> _Objective_
Retype the records below word for word and omit any image.

[Start]

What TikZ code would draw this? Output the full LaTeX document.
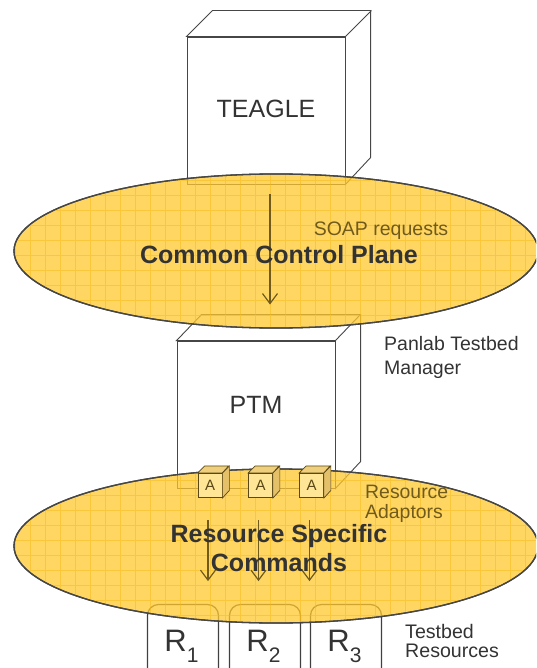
\documentclass[tikz,border=0pt]{standalone}
\usepackage{fontspec}
\setmainfont{Liberation Sans}
\usetikzlibrary{shapes.geometric,arrows.meta}
\definecolor{plane}{RGB}{255,200,46}
\definecolor{planegrid}{RGB}{245,185,20}
\definecolor{olive}{RGB}{112,90,28}
\definecolor{adfront}{RGB}{255,230,150}
\definecolor{adside}{RGB}{228,192,105}
\definecolor{boxgray}{RGB}{70,70,70}
\definecolor{txt}{RGB}{51,51,51}
\tikzset{
  boxline/.style={draw=boxgray, line width=0.9pt},
  frontface/.style={boxline, fill=white, rectangle, minimum width=158pt, minimum height=147pt, inner sep=0pt},
  planeoval/.style={ellipse, draw=boxgray, line width=1.3pt, fill=plane, fill opacity=0.75, minimum width=524pt, minimum height=154pt},
  flow/.style={draw=olive, line width=1.2pt, -{Straight Barb[length=10pt,width=15pt,line width=1.2pt]}},
  adaptor/.style={draw=olive!80!black, line width=0.7pt, fill=adfront, rectangle, minimum width=24pt, minimum height=24.5pt, inner sep=0pt, text=olive!80!black, font=\fontsize{15}{15}\selectfont},
  resbox/.style={draw=black!75, line width=1.2pt, rounded corners=11pt, minimum width=71pt, minimum height=80pt, inner sep=0pt},
  boldtext/.style={text=txt, font=\bfseries\fontsize{25}{29}\selectfont, align=center},
  note/.style={text=txt, font=\fontsize{19.5}{24}\selectfont, align=left, inner sep=0pt},
}
\newcommand{\rsub}[1]{R\raisebox{-11pt}{\fontsize{21}{21}\selectfont #1}}
\begin{document}
\begin{tikzpicture}[x=1pt,y=-1pt]
\useasboundingbox (0,0) rectangle (536,668);
\clip (0,0) rectangle (536,668);

% TEAGLE box
\node[frontface] (teagle) at (266,110.5) {};
\draw[boxline, fill=white] (teagle.north west) -- ++(26,-26) -- ++(158,0) -- ++(0,147) -- (teagle.south east) -- (teagle.north east) -- cycle;
\draw[boxline] (teagle.north east) -- ++(26,-26);
\node[text=txt, font=\fontsize{25}{25}\selectfont] (teaglelabel) at ([yshift=2pt]teagle.center) {TEAGLE};

% PTM box
\node[frontface] (ptm) at (256,414.5) {};
\draw[boxline, fill=white] (ptm.north west) -- ++(25,-26) -- ++(159,0) -- ++(0,147) -- (ptm.south east) -- (ptm.north east) -- cycle;
\draw[boxline] (ptm.north east) -- ++(25,-26);
\node[text=txt, font=\fontsize{25}{25}\selectfont] (ptmlabel) at ([yshift=10pt]ptm.center) {PTM};

% testbed resources
\foreach \i/\x in {1/183,2/265,3/346}
  \node[resbox] (r\i) at (\x,644.5) {};

% the two planes
\node[planeoval] (ccp) at (276,251) {};
\node[planeoval] (rsc) at (276,546) {};
\begin{scope}
\clip (ccp.center) ellipse (261pt and 76pt);
\draw[planegrid, line width=0.4pt, opacity=0.5] (0,150) grid[step=15pt] (540,330);
\end{scope}
\begin{scope}
\clip (rsc.center) ellipse (261pt and 76pt);
\draw[planegrid, line width=0.4pt, opacity=0.5] (0,465) grid[step=15pt] (540,630);
\end{scope}
\draw[draw=boxgray, line width=1.3pt] (ccp.center) ellipse (262pt and 77pt);
\draw[draw=boxgray, line width=1.3pt] (rsc.center) ellipse (262pt and 77pt);

% resource adaptors
\foreach \i/\x in {1/210,2/260.5,3/311.5}{
  \node[adaptor] (a\i) at (\x,485.5) {A};
  \draw[draw=olive!80!black, line width=0.7pt, fill=adside] (a\i.north east) -- ++(7,-7) -- ++(0,24.5) -- (a\i.south east) -- cycle;
  \draw[draw=olive!80!black, line width=0.7pt, fill=adside!60!adfront] (a\i.north west) -- ++(7,-7) -- ++(24,0) -- (a\i.north east) -- cycle;
}

% flows
\draw[flow] ([xshift=4pt,yshift=-10pt]teagle.south) -- ([xshift=14pt,yshift=36pt]ptm.north);
\foreach \i in {1,2,3}
  \draw[flow] ([xshift=-2pt,yshift=-22pt]a\i.south) -- ([xshift=-2pt,yshift=-83pt]a\i.south);

% texts
\node[text=olive, font=\fontsize{19.5}{19.5}\selectfont] (soap) at (381,231) {SOAP requests};
\node[boldtext] (ccptext) at (279,255) {Common Control Plane};
\node[boldtext] (rsctext) at (279,548) {Resource Specific\\Commands};
\node[note, text=olive, anchor=west, font=\fontsize{19.4}{19.6}\selectfont] (adtext) at (365,504) {Resource\\Adaptors};
\node[note, anchor=west] (ptmtext) at (384,357) {Panlab Testbed\\Manager};
\node[note, anchor=west, font=\fontsize{19.6}{19}\selectfont] (restext) at (405,641) {Testbed\\Resources};
\foreach \i in {1,2,3}
  \node[text=txt, anchor=base, font=\fontsize{31}{31}\selectfont] (rl\i) at ([xshift=-1.5pt,yshift=-7pt]r\i.center) {\rsub{\i}};
\end{tikzpicture}
\end{document}
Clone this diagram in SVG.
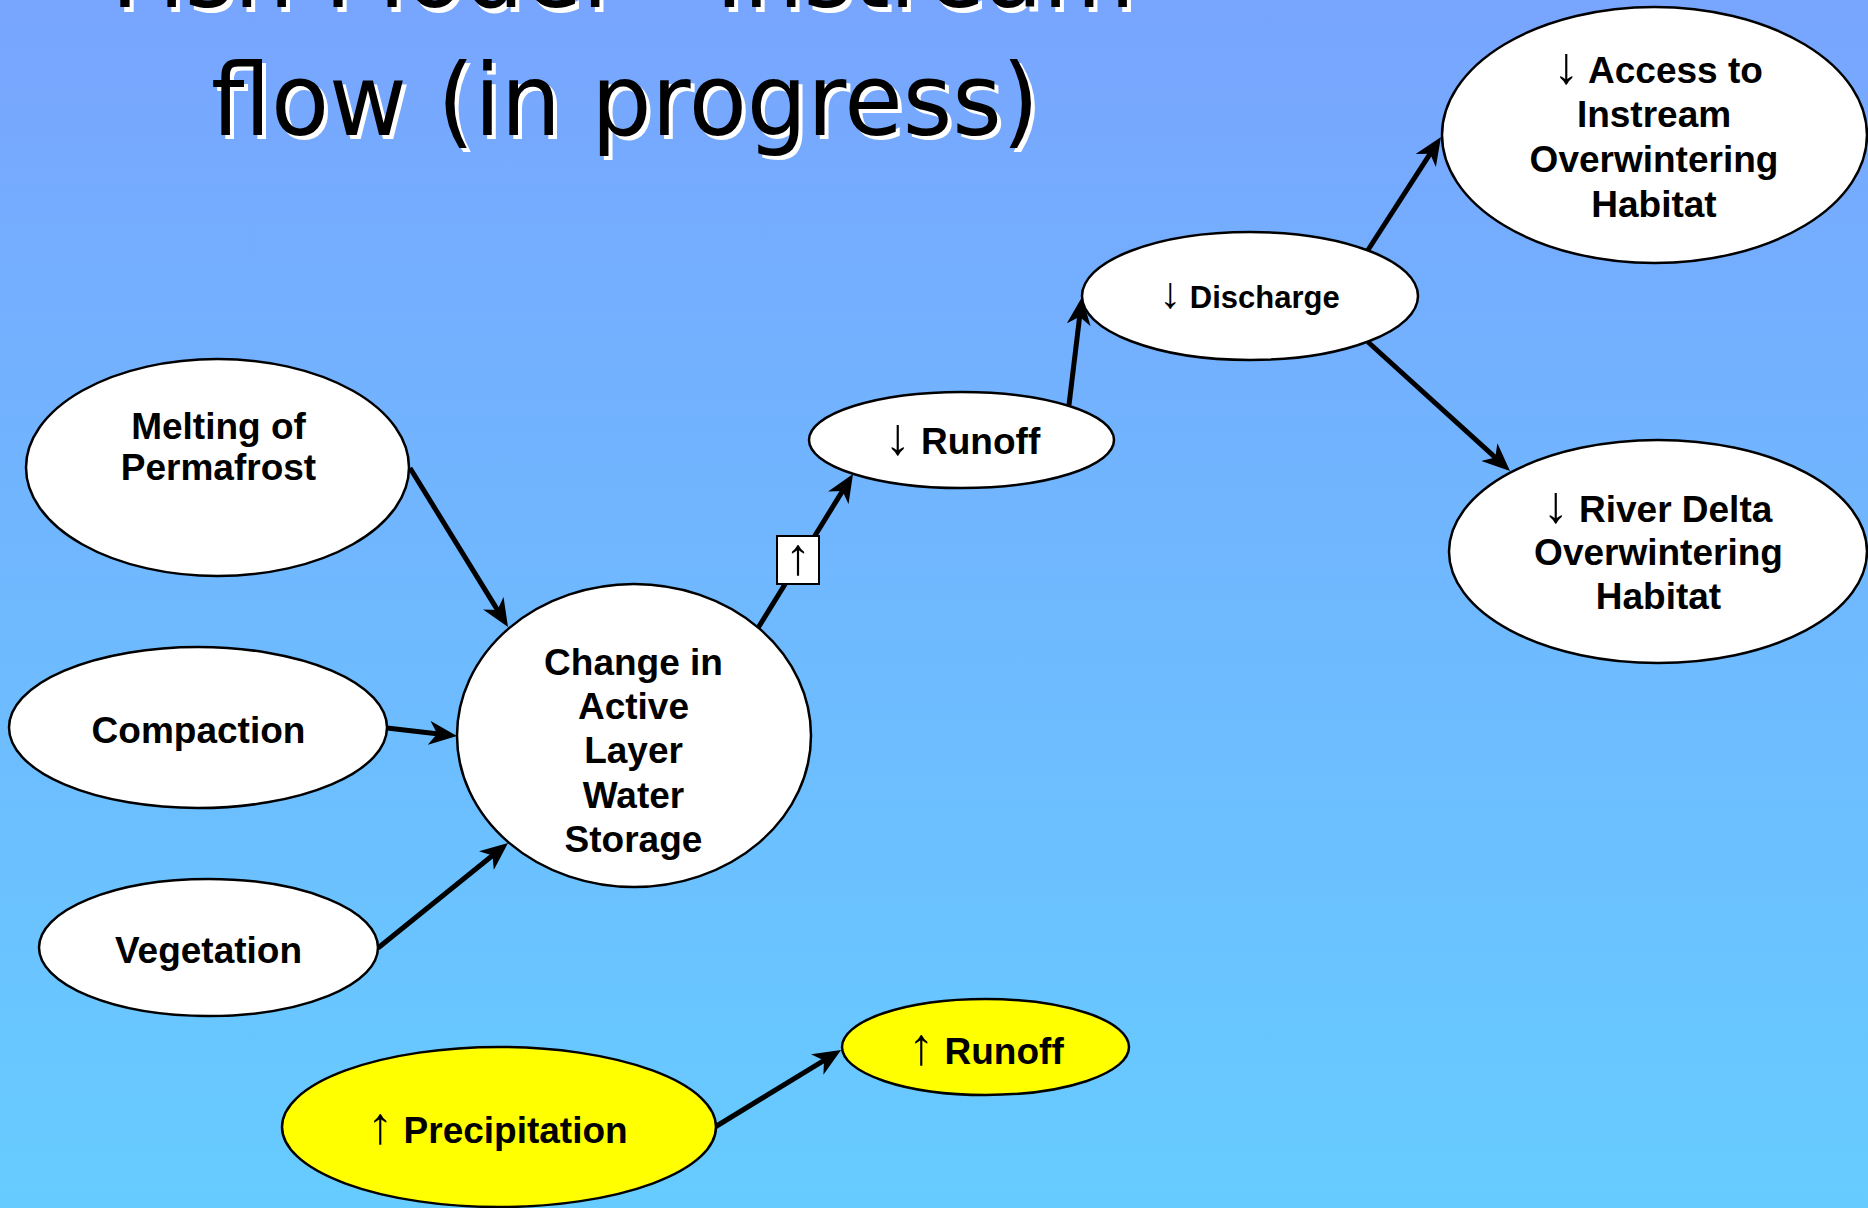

[End]

> _Exercise output_
What TikZ code would draw this? Output the full LaTeX document.
\documentclass[tikz,border=0pt]{standalone}
\usepackage{fontspec}
\setmainfont{Liberation Sans}
\usetikzlibrary{shapes.geometric,arrows.meta}
\definecolor{plane}{RGB}{255,200,46}
\definecolor{planegrid}{RGB}{245,185,20}
\definecolor{olive}{RGB}{112,90,28}
\definecolor{adfront}{RGB}{255,230,150}
\definecolor{adside}{RGB}{228,192,105}
\definecolor{boxgray}{RGB}{70,70,70}
\definecolor{txt}{RGB}{51,51,51}
\tikzset{
  boxline/.style={draw=boxgray, line width=0.9pt},
  frontface/.style={boxline, fill=white, rectangle, minimum width=158pt, minimum height=147pt, inner sep=0pt},
  planeoval/.style={ellipse, draw=boxgray, line width=1.3pt, fill=plane, fill opacity=0.75, minimum width=524pt, minimum height=154pt},
  flow/.style={draw=olive, line width=1.2pt, -{Straight Barb[length=10pt,width=15pt,line width=1.2pt]}},
  adaptor/.style={draw=olive!80!black, line width=0.7pt, fill=adfront, rectangle, minimum width=24pt, minimum height=24.5pt, inner sep=0pt, text=olive!80!black, font=\fontsize{15}{15}\selectfont},
  resbox/.style={draw=black!75, line width=1.2pt, rounded corners=11pt, minimum width=71pt, minimum height=80pt, inner sep=0pt},
  boldtext/.style={text=txt, font=\bfseries\fontsize{25}{29}\selectfont, align=center},
  note/.style={text=txt, font=\fontsize{19.5}{24}\selectfont, align=left, inner sep=0pt},
}
\newcommand{\rsub}[1]{R\raisebox{-11pt}{\fontsize{21}{21}\selectfont #1}}
\begin{document}
\begin{tikzpicture}[x=1pt,y=-1pt]
\useasboundingbox (0,0) rectangle (536,668);
\clip (0,0) rectangle (536,668);

% TEAGLE box
\node[frontface] (teagle) at (266,110.5) {};
\draw[boxline, fill=white] (teagle.north west) -- ++(26,-26) -- ++(158,0) -- ++(0,147) -- (teagle.south east) -- (teagle.north east) -- cycle;
\draw[boxline] (teagle.north east) -- ++(26,-26);
\node[text=txt, font=\fontsize{25}{25}\selectfont] (teaglelabel) at ([yshift=2pt]teagle.center) {TEAGLE};

% PTM box
\node[frontface] (ptm) at (256,414.5) {};
\draw[boxline, fill=white] (ptm.north west) -- ++(25,-26) -- ++(159,0) -- ++(0,147) -- (ptm.south east) -- (ptm.north east) -- cycle;
\draw[boxline] (ptm.north east) -- ++(25,-26);
\node[text=txt, font=\fontsize{25}{25}\selectfont] (ptmlabel) at ([yshift=10pt]ptm.center) {PTM};

% testbed resources
\foreach \i/\x in {1/183,2/265,3/346}
  \node[resbox] (r\i) at (\x,644.5) {};

% the two planes
\node[planeoval] (ccp) at (276,251) {};
\node[planeoval] (rsc) at (276,546) {};
\begin{scope}
\clip (ccp.center) ellipse (261pt and 76pt);
\draw[planegrid, line width=0.4pt, opacity=0.5] (0,150) grid[step=15pt] (540,330);
\end{scope}
\begin{scope}
\clip (rsc.center) ellipse (261pt and 76pt);
\draw[planegrid, line width=0.4pt, opacity=0.5] (0,465) grid[step=15pt] (540,630);
\end{scope}
\draw[draw=boxgray, line width=1.3pt] (ccp.center) ellipse (262pt and 77pt);
\draw[draw=boxgray, line width=1.3pt] (rsc.center) ellipse (262pt and 77pt);

% resource adaptors
\foreach \i/\x in {1/210,2/260.5,3/311.5}{
  \node[adaptor] (a\i) at (\x,485.5) {A};
  \draw[draw=olive!80!black, line width=0.7pt, fill=adside] (a\i.north east) -- ++(7,-7) -- ++(0,24.5) -- (a\i.south east) -- cycle;
  \draw[draw=olive!80!black, line width=0.7pt, fill=adside!60!adfront] (a\i.north west) -- ++(7,-7) -- ++(24,0) -- (a\i.north east) -- cycle;
}

% flows
\draw[flow] ([xshift=4pt,yshift=-10pt]teagle.south) -- ([xshift=14pt,yshift=36pt]ptm.north);
\foreach \i in {1,2,3}
  \draw[flow] ([xshift=-2pt,yshift=-22pt]a\i.south) -- ([xshift=-2pt,yshift=-83pt]a\i.south);

% texts
\node[text=olive, font=\fontsize{19.5}{19.5}\selectfont] (soap) at (381,231) {SOAP requests};
\node[boldtext] (ccptext) at (279,255) {Common Control Plane};
\node[boldtext] (rsctext) at (279,548) {Resource Specific\\Commands};
\node[note, text=olive, anchor=west, font=\fontsize{19.4}{19.6}\selectfont] (adtext) at (365,504) {Resource\\Adaptors};
\node[note, anchor=west] (ptmtext) at (384,357) {Panlab Testbed\\Manager};
\node[note, anchor=west, font=\fontsize{19.6}{19}\selectfont] (restext) at (405,641) {Testbed\\Resources};
\foreach \i in {1,2,3}
  \node[text=txt, anchor=base, font=\fontsize{31}{31}\selectfont] (rl\i) at ([xshift=-1.5pt,yshift=-7pt]r\i.center) {\rsub{\i}};
\end{tikzpicture}
\end{document}
Clone this diagram in SVG.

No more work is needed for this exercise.